> Provided data
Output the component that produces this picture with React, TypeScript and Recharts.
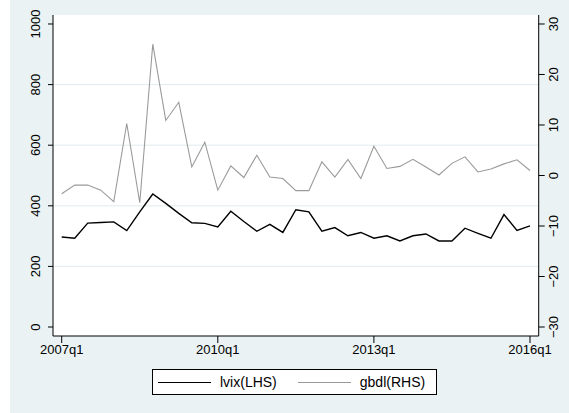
import { LineChart, Line, XAxis, YAxis, CartesianGrid } from "recharts";

// quarters since 2007q1
const quarters = Array.from({ length: 37 }, (_, i) => i);

const lvix = [
  297, 293, 343, 345, 347, 318, 380, 439, 408, 375, 344, 342, 330, 382, 348,
  316, 339, 312, 387, 380, 316, 328, 301, 312, 293, 301, 284, 301, 307, 284,
  284, 326, 309, 293, 371, 319, 334,
];

const gbdl = [
  -3.6, -1.9, -1.9, -2.9, -5.2, 10.3, -5.4, 26.0, 10.9, 14.5, 1.7, 6.6, -2.9,
  1.9, -0.4, 4.0, -0.3, -0.6, -3.0, -3.0, 2.7, -0.3, 3.2, -0.6, 5.8, 1.4, 1.8,
  3.2, 1.7, 0.1, 2.4, 3.7, 0.7, 1.3, 2.3, 3.1, 1.0,
];

const xTicks = [0, 12, 24, 36];
const leftTicks = [0, 200, 400, 600, 800, 1000];
const rightTicks = [-30, -20, -10, 0, 10, 20, 30];
const gridValues = [200, 400, 600, 800];

const data = quarters.map((q, i) => ({ q, lvix: lvix[i], gbdl: gbdl[i] }));

const BG = "#EAF2F3";
const FONT = "'Liberation Sans', Arial, sans-serif";

const fmtQuarter = (q: number) =>
  `${2007 + Math.floor(q / 4)}q${(q % 4) + 1}`;

const RotTick = ({ y, payload, cx }: any) => {
  const v = payload.value as number;
  const label = v < 0 ? `\u2212${Math.abs(v)}` : `${v}`;
  return (
    <text
      x={cx}
      y={y}
      transform={`rotate(-90, ${cx}, ${y})`}
      textAnchor="middle"
      dy="0.36em"
      fontSize={13}
      fontFamily={FONT}
      fill="#000"
    >
      {label}
    </text>
  );
};

const Key = ({ color, width, label }: any) => (
  <div style={{ display: "flex", alignItems: "center" }}>
    <div style={{ width: 53, height: 0, borderTop: `${width}px solid ${color}` }} />
    <span style={{ marginLeft: 9 }}>{label}</span>
  </div>
);

export default function App() {
  return (
    <div
      style={{
        position: "absolute",
        left: 10,
        top: 0,
        width: 559,
        height: 413,
        background: BG,
      }}
    >
      <LineChart
        width={559}
        height={413}
        data={data}
        margin={{ top: 15, right: 0, bottom: 0, left: 0 }}
      >
        <CartesianGrid
          fill="#fff"
          stroke="#E1EBEE"
          vertical={false}
          horizontalValues={gridValues}
        />
        <XAxis
          dataKey="q"
          type="number"
          domain={[-0.67, 36.67]}
          allowDataOverflow
          ticks={xTicks}
          tickFormatter={fmtQuarter}
          height={77}
          tickSize={7}
          tickMargin={2}
          stroke="#000"
          tick={{ fill: "#000", fontSize: 13, fontFamily: FONT }}
          tickLine={{ stroke: "#000" }}
        />
        <YAxis
          domain={[-29.7, 1029.7]}
          allowDataOverflow
          ticks={leftTicks}
          width={43}
          tickSize={5}
          stroke="#000"
          tickLine={{ stroke: "#000" }}
          tick={<RotTick cx={25} />}
        />
        <YAxis
          yAxisId="right"
          orientation="right"
          domain={[-31.78, 31.78]}
          allowDataOverflow
          ticks={rightTicks}
          width={30.3}
          tickSize={6}
          stroke="#000"
          tickLine={{ stroke: "#000" }}
          tick={<RotTick cx={543.3} />}
        />
        <Line
          dataKey="lvix"
          stroke="#000"
          strokeWidth={1.4}
          dot={false}
          isAnimationActive={false}
        />
        <Line
          yAxisId="right"
          dataKey="gbdl"
          stroke="#9a9a9a"
          strokeWidth={1.1}
          dot={false}
          isAnimationActive={false}
        />
      </LineChart>
      <div
        style={{
          position: "absolute",
          left: 142,
          top: 369,
          width: 285,
          height: 26,
          boxSizing: "border-box",
          border: "1px solid #000",
          background: "#fff",
          display: "flex",
          alignItems: "center",
          paddingLeft: 5,
          gap: 21,
          fontFamily: FONT,
          fontSize: 14,
          color: "#000",
        }}
      >
        <Key color="#000" width={1.4} label="lvix(LHS)" />
        <Key color="#9a9a9a" width={1.1} label="gbdl(RHS)" />
      </div>
    </div>
  );
}
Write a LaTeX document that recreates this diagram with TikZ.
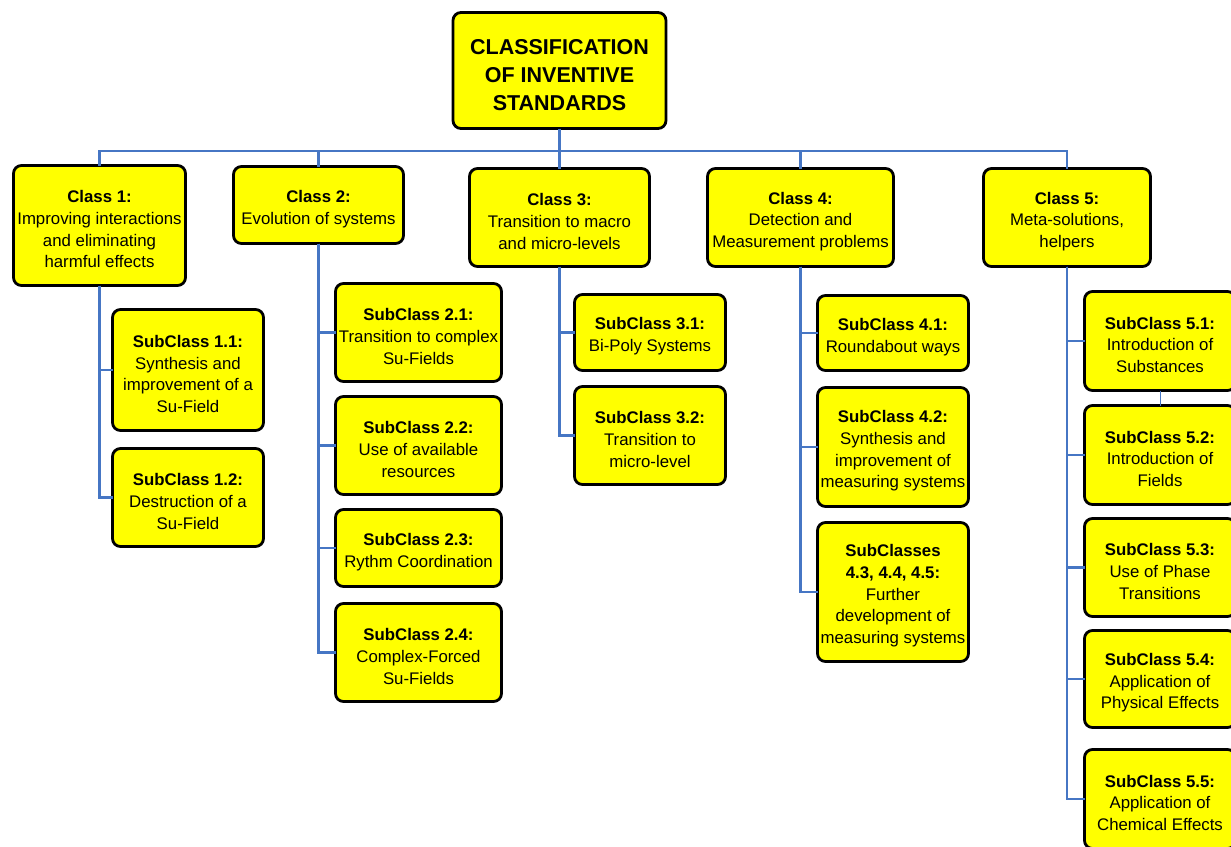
\documentclass[tikz,border=0pt]{standalone}
\usepackage{fontspec}
\setmainfont{Liberation Sans}
\definecolor{linkblue}{RGB}{70,118,196}
\definecolor{boxyellow}{RGB}{255,255,0}
% bold heading line with a tall strut so the block sits a little low in its box
\newcommand\headline[1]{\rule{0pt}{20pt}\textbf{#1}}
\tikzset{
  box/.style={draw=black, line width=2.8pt, fill=boxyellow, rounded corners=8pt,
    align=center, inner sep=0pt, outer sep=0pt,
    font=\fontsize{16.8}{21.7}\selectfont},
  titlebox/.style={box, font=\fontsize{21.5}{28.3}\selectfont\bfseries},
  conn/.style={draw=linkblue, line width=2.4pt},
  thinconn/.style={draw=linkblue, line width=1pt},
  sz/.style 2 args={minimum width=#1pt, minimum height=#2pt}
}
\begin{document}
\begin{tikzpicture}[x=1pt, y=-1pt]
\useasboundingbox (0,0) rectangle (1231,846);
\clip (0,0) rectangle (1231,846);

% root
\node[titlebox, sz={213}{116}] (top) at (559.5,70.5)
  {\rule{0pt}{24pt}CLASSIFICATION\\OF INVENTIVE\\STANDARDS};

% classes
\node[box, sz={172}{120}] (c1) at (99.5,225.5)
  {\headline{Class 1:}\\Improving interactions\\and eliminating\\harmful effects};
\node[box, sz={170}{77}] (c2) at (318.5,205)
  {\headline{Class 2:}\\Evolution of systems};
\node[box, sz={180}{98}] (c3) at (559.5,217.5)
  {\headline{Class 3:}\\Transition to macro\\and micro-levels};
\node[box, sz={186}{98}] (c4) at (800.5,217.5)
  {\headline{Class 4:}\\Detection and\\Measurement problems};
\node[box, sz={167}{98}] (c5) at (1067,217.5)
  {\headline{Class 5:}\\Meta-solutions,\\helpers};

% class 1 subclasses
\node[box, sz={151}{121}] (s11) at (188,370)
  {\headline{SubClass 1.1:}\\Synthesis and\\improvement of a\\Su-Field};
\node[box, sz={151}{98}] (s12) at (188,497.5)
  {\headline{SubClass 1.2:}\\Destruction of a\\Su-Field};

% class 2 subclasses
\node[box, sz={166}{98}] (s21) at (418.5,332.5)
  {\headline{SubClass 2.1:}\\Transition to complex\\Su-Fields};
\node[box, sz={166}{98}] (s22) at (418.5,445.5)
  {\headline{SubClass 2.2:}\\Use of available\\resources};
\node[box, sz={166}{77}] (s23) at (418.5,548)
  {\headline{SubClass 2.3:}\\Rythm Coordination};
\node[box, sz={166}{98}] (s24) at (418.5,652.5)
  {\headline{SubClass 2.4:}\\Complex-Forced\\Su-Fields};

% class 3 subclasses
\node[box, sz={151}{76}] (s31) at (650,332.5)
  {\headline{SubClass 3.1:}\\Bi-Poly Systems};
\node[box, sz={151}{98}] (s32) at (650,435.5)
  {\headline{SubClass 3.2:}\\Transition to\\micro-level};

% class 4 subclasses
\node[box, sz={151}{75}] (s41) at (893,333)
  {\headline{SubClass 4.1:}\\Roundabout ways};
\node[box, sz={151}{119}] (s42) at (893,447)
  {\headline{SubClass 4.2:}\\Synthesis and\\improvement of\\measuring systems};
\node[box, sz={151}{139}] (s43) at (893,592)
  {\headline{SubClasses}\\\textbf{4.3, 4.4, 4.5:}\\Further\\development of\\measuring systems};

% class 5 subclasses
\node[box, sz={151}{99}] (s51) at (1160,341)
  {\headline{SubClass 5.1:}\\Introduction of\\Substances};
\node[box, sz={151}{99}] (s52) at (1160,455)
  {\headline{SubClass 5.2:}\\Introduction of\\Fields};
\node[box, sz={151}{98}] (s53) at (1160,567.5)
  {\headline{SubClass 5.3:}\\Use of Phase\\Transitions};
\node[box, sz={151}{97}] (s54) at (1160,679)
  {\headline{SubClass 5.4:}\\Application of\\Physical Effects};
\node[box, sz={151}{99}] (s55) at (1160,799)
  {\headline{SubClass 5.5:}\\Application of\\Chemical Effects};

% bus from the root to the classes
\coordinate (bus) at (559.5,151);
\draw[conn] (top.south) -- (c3.north);
\draw[conn] (c1.north) |- (bus) -| (c5.north);
\draw[conn] (c2.north) |- (bus);
\draw[conn] (c4.north) |- (bus);

% spines from each class to its subclasses
\draw[conn] (c1.south) |- (s11.west);
\draw[conn] (c1.south) |- (s12.west);
\foreach \s in {s21,s22,s23,s24} \draw[conn] (c2.south) |- (\s.west);
\foreach \s in {s31,s32} \draw[conn] (c3.south) |- (\s.west);
\foreach \s in {s41,s42,s43} \draw[conn] (c4.south) |- (\s.west);
\foreach \s in {s51,s52,s53,s54,s55} \draw[conn] (c5.south) |- (\s.west);
\draw[thinconn] (s51.south) -- (s52.north);
\end{tikzpicture}
\end{document}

> What to produce
Restate word for word every line from the top of the entries above to the line with "const gridValues = [200, 400, 600, 800];", inclusive, and skip any pictures.

> Reply to the exercise
Output the component that produces this picture with React, TypeScript and Recharts.
import { LineChart, Line, XAxis, YAxis, CartesianGrid } from "recharts";

// quarters since 2007q1
const quarters = Array.from({ length: 37 }, (_, i) => i);

const lvix = [
  297, 293, 343, 345, 347, 318, 380, 439, 408, 375, 344, 342, 330, 382, 348,
  316, 339, 312, 387, 380, 316, 328, 301, 312, 293, 301, 284, 301, 307, 284,
  284, 326, 309, 293, 371, 319, 334,
];

const gbdl = [
  -3.6, -1.9, -1.9, -2.9, -5.2, 10.3, -5.4, 26.0, 10.9, 14.5, 1.7, 6.6, -2.9,
  1.9, -0.4, 4.0, -0.3, -0.6, -3.0, -3.0, 2.7, -0.3, 3.2, -0.6, 5.8, 1.4, 1.8,
  3.2, 1.7, 0.1, 2.4, 3.7, 0.7, 1.3, 2.3, 3.1, 1.0,
];

const xTicks = [0, 12, 24, 36];
const leftTicks = [0, 200, 400, 600, 800, 1000];
const rightTicks = [-30, -20, -10, 0, 10, 20, 30];
const gridValues = [200, 400, 600, 800];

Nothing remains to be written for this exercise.